- Directed by: Elisabeta Bostan
- Starring: Lulu Mihaescu Margareta Pâslaru Dem Rădulescu
- Cinematography: Iulius Druckmann
- Release date: 1973;
- Running time: 84 minutes
- Country: Romania
- Language: Romanian

= Veronica se întoarce =

Veronica se întoarce (Veronica Returns or Veronica is Back) is a 1973 Romanian musical film directed by Elisabeta Bostan. It is the sequel to Bostan's 1972 musical Veronica.

==Cast==
- Lulu Mihăescu as Veronica
- Margareta Pîslaru as Teacher / the Ant Queen / the fairy
- Dem Rădulescu as Dănilă the Tomcat / the cook
- Angela Moldovan as Smarand

== Release ==
- The film was theatrically released in Romania in December 1973.

== Reception ==
A retrospective Romanian reviews wrote, "The photography (by Iulius Druckmann) is elegantly subordinated to the action, creating an atmosphere of delight and poetry necessary for the fairytale.
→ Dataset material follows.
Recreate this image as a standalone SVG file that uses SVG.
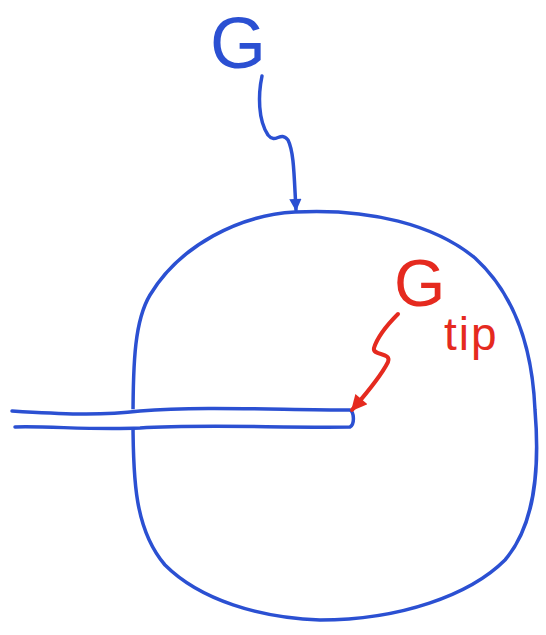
<svg xmlns="http://www.w3.org/2000/svg" width="546" height="635" viewBox="0 0 546 635">
<style>
.b{fill:none;stroke:#2b50d2;stroke-width:3.5;stroke-linecap:round;stroke-linejoin:round}
.r{fill:none;stroke:#e52a1f;stroke-width:4;stroke-linecap:round;stroke-linejoin:round}
.tb{font-family:"Liberation Sans",sans-serif;fill:#2b50d2}
.tr{font-family:"Liberation Sans",sans-serif;fill:#e52a1f}
</style>
<defs>
<marker id="ab" viewBox="0 0 10 10" refX="9" refY="5" markerWidth="7" markerHeight="3.5" orient="auto" markerUnits="strokeWidth"><path d="M0,0 L10,5 L0,10 Z" fill="#2b50d2"/></marker>
<marker id="ar" viewBox="0 0 10 10" refX="9" refY="5" markerWidth="6" markerHeight="4" orient="auto" markerUnits="strokeWidth"><path d="M0,0 L10,5 L0,10 Z" fill="#e52a1f"/></marker>
</defs>
<rect width="546" height="635" fill="#fff"/>
<g id="body">
<path class="b" d="M295,212 C240,215 180,245 150,295 C135,320 133,360 133,420 C133,480 135,530 165,565 C200,600 260,618 320,620 C400,620 470,595 505,560 C535,525 540,470 535,410 C532,340 510,290 475,258 C435,225 370,208 295,212 Z"/>
</g>
<g id="crack">
<path fill="#fff" stroke="none" d="M15,410 L350,408 L352,428 L15,428 Z"/>
<path class="b" d="M12,411 C60,414 100,416 140,411 C200,406 280,410 350,410 C354,412 355,424 350,427 C280,428 200,424 140,428 C90,430 50,426 15,427"/>
</g>
<g id="label-G">
<text class="tb" x="210" y="68" font-size="72">G</text>
</g>
<g id="label-Gtip">
<text class="tr" x="394" y="306" font-size="66">G</text>
<text class="tr" x="444" y="350" font-size="46" letter-spacing="2">tip</text>
</g>
<g id="connectors">
<path class="b" marker-end="url(#ab)" d="M262,76 C258,95 258,120 268,135 C276,145 280,130 288,140 C294,152 294,175 296,210"/>
<path class="r" marker-end="url(#ar)" d="M398,314 C390,322 378,335 374,348 C372,356 392,352 388,362 C380,378 365,395 352,410"/>
</g>
</svg>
Less neat than in the first film, the post-sync and some tricks (in the flight of dandelions scene) are more annoyingly visible." The film was said to be "suggestive of how sexual politics are created by narratives and cultural forms. The communist propaganda was using the prescribed gender role of the woman as the Caretaker Mother".